In 1980, Jimmy Carter was the Democratic president, but liberals believed he was insufficiently liberal, so they supported the primary challenge of Ted Kennedy. As
The Washington Monthly
recounted: “By 1980, many liberals were in open revolt against Carter, abandoning him to support Ted Kennedy’s ultimately-doomed primary challenge even as the public was sending unmistakable signals that it was sick of Kennedy-style big government.”
In 1992, the first George Bush was the Republican president, but many conservatives believed he was insufficiently conservative, so they supported the primary challenge of Pat Buchanan. As
New York Times
columnist William Safire described it at the time: “Buchanan is using the Republican primary campaign in 1992 as the springboard for his long-range plan to wrest control of the party from hawkish neoconservatives and pragmatic moderates. Right from the start, he was a Goldwater ‘true believer,’ never happy with the necessary compromises of Nixon and Reagan.”
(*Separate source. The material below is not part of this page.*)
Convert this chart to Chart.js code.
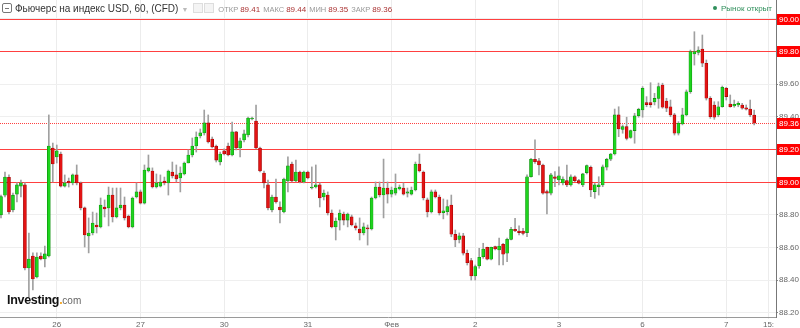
<!DOCTYPE html>
<html>
<head>
<meta charset="utf-8">
<script src="https://cdn.jsdelivr.net/npm/chart.js@4.4.1/dist/chart.umd.min.js"></script>
<style>
  body { margin: 0; background: #fff; }
  #wrap { position: relative; width: 800px; height: 328px; overflow: hidden; font-family: Arial, "Liberation Sans", sans-serif; }
  #chart { position: absolute; left: 0; top: 0; }
  #hdr { position: absolute; left: 2px; top: 2px; height: 14px; white-space: nowrap; font-size: 10px; color: #333; line-height: 14px; }
  #hdr .box { display: inline-block; width: 8px; height: 8px; border: 1px solid #777; border-radius: 2px; vertical-align: -1px; margin-right: 3px; position: relative; }
  #hdr .box:after { content: ""; position: absolute; left: 2px; right: 2px; top: 4px; height: 1px; background: #777; }
  #hdr .caret { color: #bbb; font-size: 7px; margin: 0 5px 0 3px; }
  #hdr .ico { display: inline-block; width: 8px; height: 8px; border: 1px solid #ddd; background: #f4f4f4; vertical-align: -1px; margin-right: 1px; }
  #hdr .k { color: #999; font-size: 7.5px; margin-left: 3px; }
  #hdr .v { color: #a33; font-size: 8px; margin-left: 2px; }
  #mkt { position: absolute; right: 28px; top: 4px; font-size: 8px; color: #2f8f5b; }
  #mkt:before { content: ""; display: inline-block; width: 4px; height: 4px; border-radius: 2px; background: #2f8f5b; margin-right: 4px; vertical-align: 1px; }
  #logo { position: absolute; left: 7px; top: 293px; font-size: 12.5px; font-weight: bold; color: #111; letter-spacing: -0.3px; }
  #logo .dot { color: #f5a623; }
  #logo .com { color: #666; font-weight: normal; font-size: 10px; letter-spacing: 0; }
</style>
</head>
<body>
<div id="wrap">
  <canvas id="chart" width="800" height="328"></canvas>
  <div id="hdr"><span class="box"></span><span class="ttl">Фьючерс на индекс USD, 60, (CFD)</span><span class="caret">▼</span><span class="ico"></span><span class="ico"></span><span class="k">ОТКР</span><span class="v" id="vO"></span><span class="k">МАКС</span><span class="v" id="vH"></span><span class="k">МИН</span><span class="v" id="vL"></span><span class="k">ЗАКР</span><span class="v" id="vC"></span></div>
  <div id="mkt">Рынок открыт</div>
  <div id="logo">Investing<span class="dot">.</span><span class="com">com</span></div>
</div>
<script>
// свечи по часам, индекс свечи = позиция на оси X
const opens = [
  88.80, 88.92, 89.03, 88.83, 88.927, 88.976, 88.983, 88.475, 88.548, 88.42,
  88.548, 88.53, 88.548, 89.209, 89.154, 89.172, 88.976, 89.007, 88.995, 89.044,
  88.995, 88.842, 88.671, 88.689, 88.738, 88.726, 88.848, 88.842, 88.921, 88.787,
  88.842, 88.86, 88.793, 88.726, 88.909, 88.94, 88.872, 89.068, 89.068, 88.97,
  88.976, 89.007, 88.995, 89.062, 89.044, 89.025, 89.05, 89.117, 89.166, 89.221,
  89.282, 89.301, 89.362, 89.264, 89.221, 89.123, 89.191, 89.221, 89.166, 89.307,
  89.209, 89.258, 89.288, 89.386, 89.374, 89.209, 89.056, 88.983, 88.83, 88.909,
  88.848, 88.817, 89.007, 89.111, 89.007, 89.062, 89.001, 89.062, 88.964, 88.97,
  88.983, 88.909, 88.921, 88.811, 88.726, 88.768, 88.805, 88.768, 88.787, 88.732,
  88.713, 88.689, 88.72, 88.713, 88.903, 88.97, 88.921, 88.964, 88.927, 88.933,
  88.958, 88.964, 88.933, 88.927, 88.952, 89.111, 89.062, 88.891, 88.817, 88.94,
  88.909, 88.813, 88.819, 88.86, 88.681, 88.65, 88.671, 88.565, 88.52, 88.426,
  88.487, 88.544, 88.601, 88.528, 88.605, 88.585, 88.62, 88.565, 88.65, 88.712,
  88.701, 88.701, 88.691, 89.033, 89.14, 89.131, 89.105, 88.942, 88.932, 89.033,
  89.013, 88.995, 89.009, 88.983, 89.033, 89.009, 88.983, 89.058, 89.091, 88.942,
  88.972, 88.983, 89.091, 89.14, 89.172, 89.411, 89.323, 89.339, 89.274, 89.315,
  89.406, 89.441, 89.486, 89.486, 89.49, 89.512, 89.594, 89.496, 89.461, 89.411,
  89.299, 89.356, 89.411, 89.553, 89.784, 89.794, 89.814, 89.727, 89.513, 89.472,
  89.411, 89.461, 89.574, 89.478, 89.466, 89.472, 89.472, 89.455, 89.447, 89.41
];
const highs = [
  88.921, 89.062, 89.044, 88.933, 88.995, 89.013, 88.995, 88.689, 88.567, 88.567,
  88.567, 88.609, 89.411, 89.239, 89.227, 89.184, 89.044, 89.025, 89.05, 89.105,
  89.001, 88.848, 88.781, 88.817, 88.811, 88.903, 88.891, 88.97, 88.964, 88.964,
  88.964, 88.909, 88.799, 88.909, 88.995, 88.952, 89.105, 89.166, 89.087, 89.05,
  89.044, 89.031, 89.074, 89.123, 89.105, 89.093, 89.123, 89.197, 89.27, 89.307,
  89.325, 89.441, 89.411, 89.276, 89.227, 89.184, 89.203, 89.239, 89.368, 89.31,
  89.27, 89.319, 89.398, 89.398, 89.472, 89.215, 89.068, 89.013, 88.921, 89.019,
  88.879, 89.025, 89.154, 89.123, 89.135, 89.068, 89.068, 89.068, 89.093, 89.105,
  88.995, 88.952, 88.94, 88.83, 88.781, 88.83, 88.817, 88.811, 88.799, 88.75,
  88.781, 88.75, 88.738, 88.909, 89.001, 89.001, 89.141, 89.001, 88.97, 89.05,
  88.983, 88.995, 88.964, 88.97, 89.123, 89.172, 89.068, 88.903, 88.952, 88.952,
  88.921, 88.897, 88.891, 88.921, 88.707, 88.689, 88.687, 88.585, 88.534, 88.493,
  88.595, 88.626, 88.603, 88.603, 88.609, 88.657, 88.626, 88.657, 88.724, 88.779,
  88.732, 88.718, 89.044, 89.146, 89.258, 89.146, 89.111, 88.952, 89.054, 89.064,
  89.094, 89.033, 89.105, 89.044, 89.039, 89.017, 89.054, 89.105, 89.099, 88.993,
  89.033, 89.105, 89.146, 89.176, 89.447, 89.461, 89.35, 89.397, 89.319, 89.421,
  89.452, 89.584, 89.523, 89.608, 89.543, 89.606, 89.605, 89.513, 89.502, 89.421,
  89.37, 89.452, 89.564, 89.808, 89.92, 89.828, 89.90, 89.747, 89.523, 89.492,
  89.492, 89.588, 89.58, 89.533, 89.502, 89.492, 89.482, 89.472, 89.502, 89.44
];
const lows = [
  88.781, 88.909, 88.805, 88.817, 88.879, 88.909, 88.463, 88.298, 88.34, 88.414,
  88.524, 88.481, 88.542, 89.001, 89.117, 88.97, 88.97, 88.97, 88.983, 88.983,
  88.83, 88.603, 88.567, 88.677, 88.689, 88.72, 88.787, 88.732, 88.756, 88.781,
  88.83, 88.768, 88.72, 88.72, 88.903, 88.866, 88.866, 89.062, 88.964, 88.964,
  88.97, 88.983, 88.921, 89.025, 89.001, 88.94, 89.044, 89.117, 89.154, 89.184,
  89.27, 89.288, 89.239, 89.209, 89.123, 89.105, 89.166, 89.16, 89.16, 89.197,
  89.154, 89.246, 89.276, 89.38, 89.203, 89.062, 88.964, 88.83, 88.817, 88.872,
  88.75, 88.811, 88.94, 89.001, 89.001, 88.995, 88.995, 89.019, 88.958, 88.964,
  88.848, 88.891, 88.799, 88.72, 88.646, 88.707, 88.738, 88.726, 88.732, 88.707,
  88.646, 88.677, 88.615, 88.707, 88.897, 88.909, 88.781, 88.872, 88.909, 88.921,
  88.952, 88.921, 88.909, 88.921, 88.946, 89.062, 88.891, 88.787, 88.811, 88.903,
  88.799, 88.775, 88.799, 88.666, 88.605, 88.628, 88.554, 88.493, 88.401, 88.401,
  88.473, 88.534, 88.524, 88.524, 88.585, 88.493, 88.493, 88.514, 88.646, 88.697,
  88.677, 88.677, 88.666, 89.03, 89.115, 89.044, 88.927, 88.805, 88.921, 88.972,
  88.983, 88.983, 88.972, 88.976, 89.003, 88.989, 88.972, 89.05, 88.911, 88.901,
  88.921, 88.972, 89.074, 89.131, 89.166, 89.278, 89.299, 89.258, 89.268, 89.238,
  89.397, 89.397, 89.461, 89.458, 89.472, 89.452, 89.452, 89.431, 89.40, 89.288,
  89.288, 89.35, 89.405, 89.543, 89.716, 89.778, 89.706, 89.502, 89.39, 89.384,
  89.40, 89.458, 89.502, 89.458, 89.458, 89.461, 89.446, 89.441, 89.40, 89.35
];
const closes = [
  88.911, 89.031, 88.817, 88.92, 88.983, 88.995, 88.475, 88.53, 88.408, 88.542,
  88.53, 88.561, 89.221, 89.111, 89.191, 88.976, 88.995, 88.995, 89.044, 88.995,
  88.842, 88.677, 88.689, 88.75, 88.726, 88.86, 88.836, 88.921, 88.787, 88.842,
  88.86, 88.781, 88.726, 88.903, 88.94, 88.872, 89.074, 89.087, 88.97, 88.995,
  89.001, 88.995, 89.068, 89.038, 89.019, 89.056, 89.117, 89.166, 89.221, 89.276,
  89.301, 89.362, 89.246, 89.215, 89.135, 89.172, 89.172, 89.166, 89.307, 89.209,
  89.252, 89.295, 89.392, 89.392, 89.209, 89.068, 88.995, 88.842, 88.909, 88.879,
  88.83, 89.019, 89.099, 89.007, 89.062, 89.001, 89.062, 89.025, 88.97, 88.983,
  88.903, 88.933, 88.811, 88.726, 88.762, 88.811, 88.768, 88.805, 88.738, 88.72,
  88.689, 88.726, 88.713, 88.903, 88.97, 88.921, 88.964, 88.927, 88.952, 88.964,
  88.97, 88.927, 88.94, 88.952, 89.111, 89.068, 88.903, 88.817, 88.94, 88.909,
  88.811, 88.825, 88.85, 88.681, 88.646, 88.671, 88.565, 88.507, 88.426, 88.483,
  88.54, 88.591, 88.528, 88.601, 88.591, 88.609, 88.559, 88.65, 88.712, 88.701,
  88.691, 88.687, 89.033, 89.14, 89.125, 89.105, 88.932, 88.932, 89.044, 89.023,
  89.039, 89.019, 88.983, 89.033, 89.009, 88.993, 89.05, 89.101, 88.952, 88.983,
  88.983, 89.094, 89.14, 89.172, 89.411, 89.325, 89.339, 89.268, 89.315, 89.405,
  89.446, 89.574, 89.474, 89.474, 89.512, 89.584, 89.458, 89.452, 89.411, 89.299,
  89.36, 89.411, 89.553, 89.798, 89.798, 89.808, 89.727, 89.513, 89.40, 89.397,
  89.461, 89.58, 89.523, 89.461, 89.476, 89.482, 89.452, 89.446, 89.411, 89.36
];

// подписи оси X (индекс свечи -> подпись)
const dayTickPos = [14, 35, 56, 77, 98, 119, 140, 161, 182, 192.6];
const dayTickLabels = ['26', '27', '30', '31', 'Фев', '2', '3', '6', '7', '15:'];
// уровни цены
const yTickValues = [88.2, 88.4, 88.6, 88.8, 89.0, 89.2, 89.4, 89.6, 89.8, 90.0];
const levelLines = [90.00, 89.80, 89.20, 89.00];
const lastPrice = 89.36;

const last = closes.length - 1;
document.getElementById('vO').textContent = opens[last].toFixed(2);
document.getElementById('vH').textContent = highs[last].toFixed(2);
document.getElementById('vL').textContent = lows[last].toFixed(2);
document.getElementById('vC').textContent = closes[last].toFixed(2);

const bodies = opens.map((o, i) => ({ x: i, y: [o, closes[i]] }));
const wicks = lows.map((l, i) => ({ x: i, y: [l, highs[i]] }));
const up = opens.map((o, i) => closes[i] >= o);

// убираем авто-отступы шкал, чтобы область графика шла от края до края
function noPad(s) {
  s.paddingTop = 0; s.paddingBottom = 0; s.paddingLeft = 0; s.paddingRight = 0;
}

// линии уровней и красные метки справа
const levelsPlugin = {
  id: 'levels',
  beforeDatasetsDraw(chart) {
    const { ctx, chartArea } = chart;
    const y = chart.scales.y;
    ctx.save();
    ctx.strokeStyle = '#ff4040';
    ctx.lineWidth = 1;
    levelLines.forEach(v => {
      const py = Math.round(y.getPixelForValue(v)) + 0.5;
      ctx.beginPath();
      ctx.moveTo(chartArea.left, py);
      ctx.lineTo(chartArea.right, py);
      ctx.stroke();
    });
    const py = Math.round(y.getPixelForValue(lastPrice)) + 0.5;
    ctx.setLineDash([1, 1]);
    ctx.beginPath();
    ctx.moveTo(chartArea.left, py);
    ctx.lineTo(chartArea.right, py);
    ctx.stroke();
    ctx.restore();
  },
  afterDraw(chart) {
    const { ctx, chartArea } = chart;
    const y = chart.scales.y;
    ctx.save();
    ctx.font = '8px Arial, "Liberation Sans"';
    ctx.textAlign = 'center';
    ctx.textBaseline = 'middle';
    levelLines.concat([lastPrice]).forEach(v => {
      const py = Math.round(y.getPixelForValue(v));
      ctx.fillStyle = '#ff0000';
      ctx.fillRect(chartArea.right + 1, py - 5, 800 - chartArea.right - 1, 11);
      ctx.fillStyle = '#fff';
      ctx.fillText(v.toFixed(2), chartArea.right + 13, py + 0.5);
    });
    ctx.restore();
  }
};

new Chart(document.getElementById('chart'), {
  type: 'bar',
  data: {
    datasets: [
      {
        data: bodies,
        grouped: false,
        barThickness: 3,
        minBarLength: 1,
        borderSkipped: false,
        borderWidth: 0.6,
        backgroundColor: up.map(u => u ? '#1ed41e' : '#e31414'),
        borderColor: up.map(u => u ? '#0b8a0b' : '#9c0000')
      },
      {
        data: wicks,
        grouped: false,
        barThickness: 1,
        backgroundColor: '#a0a0a0'
      }
    ]
  },
  options: {
    responsive: false,
    animation: false,
    devicePixelRatio: 1,
    layout: { padding: 0, autoPadding: false },
    plugins: { legend: { display: false }, tooltip: { enabled: false } },
    scales: {
      x: {
        type: 'linear',
        offset: false,
        bounds: 'data',
        min: -0.25,
        max: 194.48,
        afterBuildTicks: s => { s.ticks = dayTickPos.map(v => ({ value: v })); },
        afterFit: s => { s.height = 11; noPad(s); },
        ticks: {
          autoSkip: false,
          maxRotation: 0,
          padding: 1,
          color: '#666',
          font: { size: 8, family: 'Arial, "Liberation Sans"' },
          callback: (v, i) => dayTickLabels[i]
        },
        grid: { color: '#ececec', offset: false, tickLength: 2, drawTicks: true },
        border: { color: '#9a9a9a' }
      },
      y: {
        position: 'right',
        offset: false,
        min: 88.175,
        max: 90.114,
        afterBuildTicks: s => { s.ticks = yTickValues.map(v => ({ value: v })); },
        afterFit: s => { s.width = 24; noPad(s); },
        ticks: {
          padding: 1,
          color: '#666',
          font: { size: 8, family: 'Arial, "Liberation Sans"' },
          callback: v => v.toFixed(2)
        },
        grid: { color: '#efefef', tickLength: 2, tickColor: '#888' },
        border: { color: '#777' }
      }
    }
  },
  plugins: [levelsPlugin]
});
</script>
</body>
</html>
George W. Bush, however, with very rare exception, was enthusiastically embraced by conservatives—in his 2000 primary fight against John McCain, in the 2000 general election, and again in the 2004 general election. Conservatives made George Bush (and the individuals who controlled Congress) the standard-bearer of their political movement for the last six years, and there was little attempt to separate conservatism from the president or from the GOP leadership embodied by Denny Hastert and Tom DeLay. The handful of right-wing figures who insisted that the Bush presidency deviated fundamentally from political conservatism—a Pat Buchanan here or an Andrew Sullivan there—were castigated and declared not to be “real conservatives” solely by virtue of their refusal to support George Bush’s policies.
Who, then, are the ostensible “real conservatives” who were repudiating George Bush and the GOP Congressional leaders when Bush’s approval ratings were respectable? Is it Mitt Romney, who in 2004 hailed “the courageous and compassionate leadership of President George W. Bush and Vice President Dick Cheney”? Is it Rick Santorum, who solemnly told Americans: “every generation has but a moment to carry the torch that defines who we are and what we will be,” and then identified who he thinks will do that for conservatives: “George Bush has shown his compassion by advancing his faith-based initiatives, strengthening marriage, and fighting to let the American people define marriage, not left-wing judges”?
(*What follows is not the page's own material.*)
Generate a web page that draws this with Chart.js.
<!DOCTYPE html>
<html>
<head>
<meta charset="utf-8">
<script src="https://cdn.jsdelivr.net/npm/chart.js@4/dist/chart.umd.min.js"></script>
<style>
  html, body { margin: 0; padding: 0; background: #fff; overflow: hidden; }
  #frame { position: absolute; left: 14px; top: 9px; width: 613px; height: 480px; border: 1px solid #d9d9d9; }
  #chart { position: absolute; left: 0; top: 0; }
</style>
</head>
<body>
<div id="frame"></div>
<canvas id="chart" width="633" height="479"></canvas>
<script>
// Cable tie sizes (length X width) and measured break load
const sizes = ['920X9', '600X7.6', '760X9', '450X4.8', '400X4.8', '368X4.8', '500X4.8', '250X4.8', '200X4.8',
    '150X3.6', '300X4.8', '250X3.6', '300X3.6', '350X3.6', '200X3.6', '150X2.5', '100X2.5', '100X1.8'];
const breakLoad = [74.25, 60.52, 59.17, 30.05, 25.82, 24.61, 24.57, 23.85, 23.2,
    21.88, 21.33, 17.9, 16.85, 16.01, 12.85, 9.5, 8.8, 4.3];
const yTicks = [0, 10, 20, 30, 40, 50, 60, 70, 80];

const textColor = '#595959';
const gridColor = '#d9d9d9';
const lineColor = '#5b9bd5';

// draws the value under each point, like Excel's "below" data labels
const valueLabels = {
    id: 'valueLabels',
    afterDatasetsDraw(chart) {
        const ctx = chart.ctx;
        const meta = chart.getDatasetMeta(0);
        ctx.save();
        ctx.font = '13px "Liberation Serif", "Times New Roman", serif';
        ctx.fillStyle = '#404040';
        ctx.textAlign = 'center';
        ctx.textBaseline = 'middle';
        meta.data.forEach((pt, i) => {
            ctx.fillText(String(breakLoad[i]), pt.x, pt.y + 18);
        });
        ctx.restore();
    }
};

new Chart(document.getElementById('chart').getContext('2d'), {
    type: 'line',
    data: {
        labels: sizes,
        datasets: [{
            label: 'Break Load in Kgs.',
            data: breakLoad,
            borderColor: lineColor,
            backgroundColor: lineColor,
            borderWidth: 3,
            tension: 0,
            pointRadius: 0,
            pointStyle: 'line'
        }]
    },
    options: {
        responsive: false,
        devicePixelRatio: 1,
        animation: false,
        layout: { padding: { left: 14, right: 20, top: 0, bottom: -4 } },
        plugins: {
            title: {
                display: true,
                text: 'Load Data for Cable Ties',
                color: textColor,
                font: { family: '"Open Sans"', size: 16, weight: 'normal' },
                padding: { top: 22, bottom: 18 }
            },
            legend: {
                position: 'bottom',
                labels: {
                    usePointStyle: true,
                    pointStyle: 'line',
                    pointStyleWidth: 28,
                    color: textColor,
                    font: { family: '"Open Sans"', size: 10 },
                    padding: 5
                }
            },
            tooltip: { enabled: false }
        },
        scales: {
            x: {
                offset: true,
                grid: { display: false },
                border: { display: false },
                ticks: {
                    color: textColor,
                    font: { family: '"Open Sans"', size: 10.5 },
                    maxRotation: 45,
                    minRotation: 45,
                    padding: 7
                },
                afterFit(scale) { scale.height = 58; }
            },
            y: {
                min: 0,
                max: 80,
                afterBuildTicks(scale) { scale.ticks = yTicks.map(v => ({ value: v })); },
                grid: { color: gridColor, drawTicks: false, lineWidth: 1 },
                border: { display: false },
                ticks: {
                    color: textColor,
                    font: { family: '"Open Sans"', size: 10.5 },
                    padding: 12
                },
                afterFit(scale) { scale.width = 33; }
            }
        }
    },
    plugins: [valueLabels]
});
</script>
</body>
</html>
Perhaps it is Rush Limbaugh, who, at the time of Reagan’s 2004 death, said: “Reagan was right just as George W. Bush is today, and I really believe that if Reagan had been able he would have put his hand on Bush’s shoulder and say to him, ‘Stay the course, George.’ I really believe that.” Or James Dobson, who boasted of the critical role played by conservatives in re-electing George Bush: “According to Dobson, evangelical Protestants played a major role in re-electing President George W. Bush, giving him a ‘great mandate.’” And in May 2003, longtime conservative pundit Bob Novak called Bush “a president who may be more basically conservative than Ronald Reagan.”
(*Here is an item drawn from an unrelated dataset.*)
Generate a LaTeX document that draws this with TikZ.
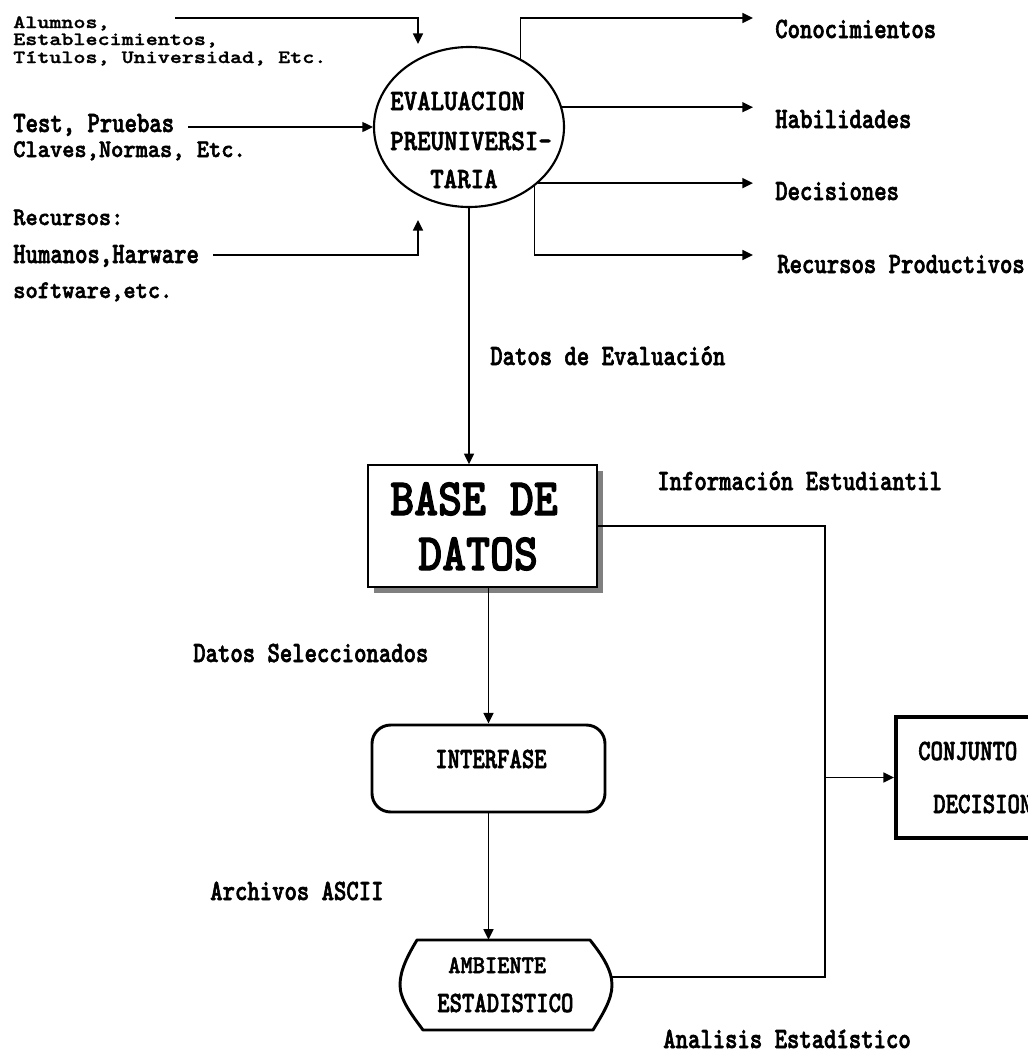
\documentclass[tikz,border=0pt]{standalone}
\usepackage{fontspec}
\usetikzlibrary{arrows.meta,shapes.geometric,shadows}
% narrow typewriter faces in a few widths
\newfontfamily\fontA[FakeStretch=0.80,FakeBold=2]{lmmonolt10-bold.otf}
\newfontfamily\fontB[FakeStretch=0.92,FakeBold=2]{lmmonolt10-bold.otf}
\newfontfamily\fontC[FakeStretch=1.22,FakeBold=1.5]{lmmonolt10-bold.otf}
\newfontfamily\fontD[FakeStretch=0.87,FakeBold=2]{lmmonolt10-bold.otf}
\def\u{0.75pt}
\tikzset{
  lbl/.style={inner sep=0pt, anchor=base west, font=\fontA\fontsize{22.1}{26}\selectfont},
  lblB/.style={lbl, font=\fontB\fontsize{19}{23}\selectfont},
  lblC/.style={lbl, font=\fontC\fontsize{14.1}{17}\selectfont},
  lblE/.style={lbl, font=\fontD\fontsize{22.1}{26}\selectfont},
  lblD/.style={lbl, font=\fontD\fontsize{39.3}{46}\selectfont},
  conn/.style={line width=1.2pt},
  arr/.style={conn, -{Triangle[length=8pt,width=7.5pt]}},
}
\begin{document}
\begin{tikzpicture}[x=0.75pt,y=-0.75pt]
\useasboundingbox (0,0) rectangle (1028,1057);
\clip (0,0) rectangle (1028,1057);

% central process
\node[draw, ellipse, line width=1.6pt, minimum width=190*\u, minimum height=160*\u, inner sep=0pt] (ev) at (469,127) {};
\node[lblE] (ev1) at (390,110) {EVALUACION};
\node[lblE] (ev2) at (390,150) {PREUNIVERSI-};
\node[lblE] (ev3) at (430,188) {TARIA};

% inputs
\node[lblC] (tA1) at (13,28) {Alumnos,};
\node[lblC] (tA2) at (13,45) {Establecimientos,};
\node[lblC] (tA3) at (13,63) {Títulos, Universidad, Etc.};
\node[lbl]  (tB1) at (13,132) {Test, Pruebas};
\node[lblB] (tB2) at (13,157) {Claves,Normas, Etc.};
\node[lblB] (tC1) at (13,225) {Recursos:};
\node[lbl]  (tC2) at (13,263) {Humanos,Harware};
\node[lblB] (tC3) at (13,298) {software,etc.};

\coordinate (inA0) at (175,18);
\coordinate (inA1) at (418,44);
\coordinate (inB0) at (188,127);
\coordinate (inC0) at (213,255);
\coordinate (inC1) at (418,220);
\draw[arr] (inA0) -| (inA1);
\draw[arr] (inB0) -- (ev.west);
\draw[arr] (inC0) -| (inC1);

% outputs
\coordinate (oA) at (753,18);
\coordinate (oB) at (753,108);
\coordinate (oC) at (753,182);
\coordinate (oD) at (753,255);
\draw[arr] (ev.53) |- (oA);
\draw[arr] (ev.12) -- (ev.12 -| oB);
\draw[arr] (ev.-39) -- (ev.-39 -| oC);
\draw[arr] (ev.-42) |- (oD);
\node[lbl] (lA) at (775,38) {Conocimientos};
\node[lbl] (lB) at (775,128) {Habilidades};
\node[lbl] (lC) at (775,200) {Decisiones};
\node[lbl] (lD) at (777,273) {Recursos Productivos};

% database
\node[draw, line width=1.2pt, fill=white, minimum width=229*\u, minimum height=122*\u, inner sep=0pt,
      drop shadow={opacity=1, fill=black!50, shadow xshift=4.5pt, shadow yshift=-4.5pt}] (bd) at (482.5,526) {};
\node[lblD] (bd1) at (390,515) {BASE DE};
\node[lblD] (bd2) at (418,570) {DATOS};
\draw[arr] (ev.south) -- (ev.south |- bd.north);
\node[lbl] (dEv) at (490,365) {Datos de Evaluación};
\node[lbl] (iEst) at (657,490) {Información Estudiantil};

% interface
\node[draw, rounded corners=14pt, line width=2.2pt, minimum width=233*\u, minimum height=87*\u, inner sep=0pt] (ifs) at (488.5,768.5) {};
\node[lbl] (ifsT) at (435,768) {INTERFASE};
\draw[arr] (ifs.north |- bd.south) -- (ifs.north);
\node[lbl] (dSel) at (193,662) {Datos Seleccionados};

% statistics environment
\node[inner sep=0pt, minimum width=212*\u, minimum height=90*\u] (amb) at (506,985) {};
\draw[line width=2.2pt, line join=round]
  (417,940) -- (590,940) .. controls (602,955) and (612,970) .. (612,985)
  .. controls (612,1000) and (602,1015) .. (593,1030) -- (423,1030)
  .. controls (412,1015) and (400,1000) .. (400,985)
  .. controls (400,970) and (408,955) .. (417,940) -- cycle;
\node[lblB] (amb1) at (448,973) {AMBIENTE};
\node[lbl]  (amb2) at (437,1012) {ESTADISTICO};
\draw[arr] (ifs.south) -- (ifs.south |- amb.north);
\node[lbl] (arch) at (210,900) {Archivos ASCII};

% decision set
\node[draw, line width=3pt, minimum width=224*\u, minimum height=121*\u, inner sep=0pt] (cj) at (1008,777.5) {};
\node[lbl] (cj1) at (918,760) {CONJUNTO};
\node[lbl] (cj2) at (933,813) {DECISIONES};

\coordinate (cr) at (825,977);
\draw[conn] (bd.east) -| (cr) -- (cr -| amb.east);
\draw[arr] (cj.west -| cr) -- (cj.west);
\node[lbl] (anal) at (663,1048) {Analisis Estadístico};
\end{tikzpicture}
\end{document}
The leading right-wing political magazine,
National Review
—with the aforementioned Rich Lowry at the helm—in 2004 told its readership about George Bush and “conservatism”: “In his bid for re-election, George W. Bush deserves the support of conservatives.” Although the editors acknowledged that “mistakes” were made, they said that “Bush has shown evidence of being able to learn from his mistakes. We have made political strides in Iraq.” While noting the “legitimate conservative criticisms that can be made of his record,” they also wrote that “Bush deserves conservative support, as well, on domestic issues.” Thus, “For conservatives…backing Bush’s re-election should be an easy decision.”